С внятной аргументацией – «Однажды в Америке» – просто хорошее и трогательное кино, а у «Крестного отца» есть чему поучиться в плане деловой этики.

Кстати, о профессиональной этике и этнике. Вдруг вспомнилось, как в полупустом и полузакрытом кабаке вор регионального значения и грузинского происхождения хмуро выслушивал хозяина казино. Ему не нравилось, что в подведомственном учреждении играют «на воздух», то есть на несуществующие, виртуальные деньги, неизбежно конвертируемые потом в отъем машин, недвижимости и семейные драмы.

Рыжеватый вор прихлебывал рыжий виски из большого стакана и презирал казиношника по двум направлением: как блатной – коммерса и как грузин – армянина. Акцент усиливал разнос:

– Неправильно это. Нельзя позволять так, чтоб у человека последнее забрать можно будет… Даже когда совсем шпилевой, да? Должна же быть и у тебя какая-то этика…

Теперь о «неединстве».

Криминальная регионалистика и есть свидетельство настоящего федерализма: местного своеобразия при общем сценарии. Если неленивый и любопытный столичный журналист по воле службы или судьбы даже ненадолго погружается в жизнь любого областного города или районного центра, обязательно повстречается с влиятельнейшей сферой современного изустного фольклора – краеведческим шансоном.

Носителями его выступают, как правило и естественно, представители особого социального слоя – околовластные маргиналы. Амбициозные лузеры с прошлым. Ибо в криминальной романтике наиболее привлекателен зашифрованный код тайной власти.

Поэтому она магнетически действует не на молодежь (вопреки распространенному мнению), а на людей вполне взрослых. Хотя, повторюсь, и определенного типа.

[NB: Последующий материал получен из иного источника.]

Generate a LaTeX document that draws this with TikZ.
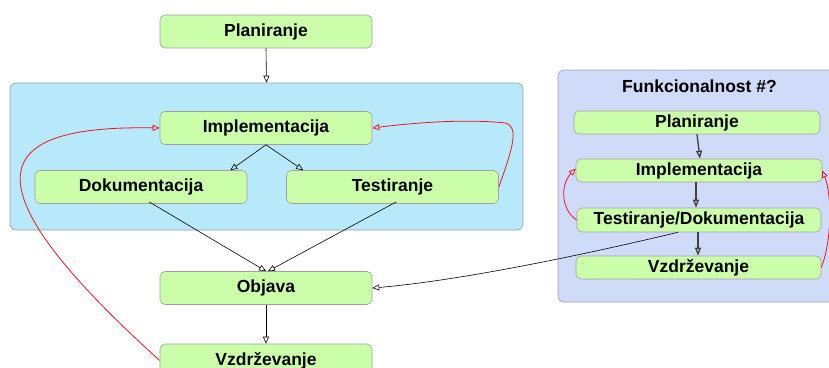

Вот есть у меня пара знакомых. Дядьки с виду солидные, тертые, в смысле не только «терок», но и общей жизненной потертости. И потрепанности – правда, той самой, которая придает толику даже лоска. Перефразируя персонажа «Антикиллера» – «всех знают, и их все знают». Все-то, может, и все, но упоминание в иной компании чревато кривоватыми ухмылками.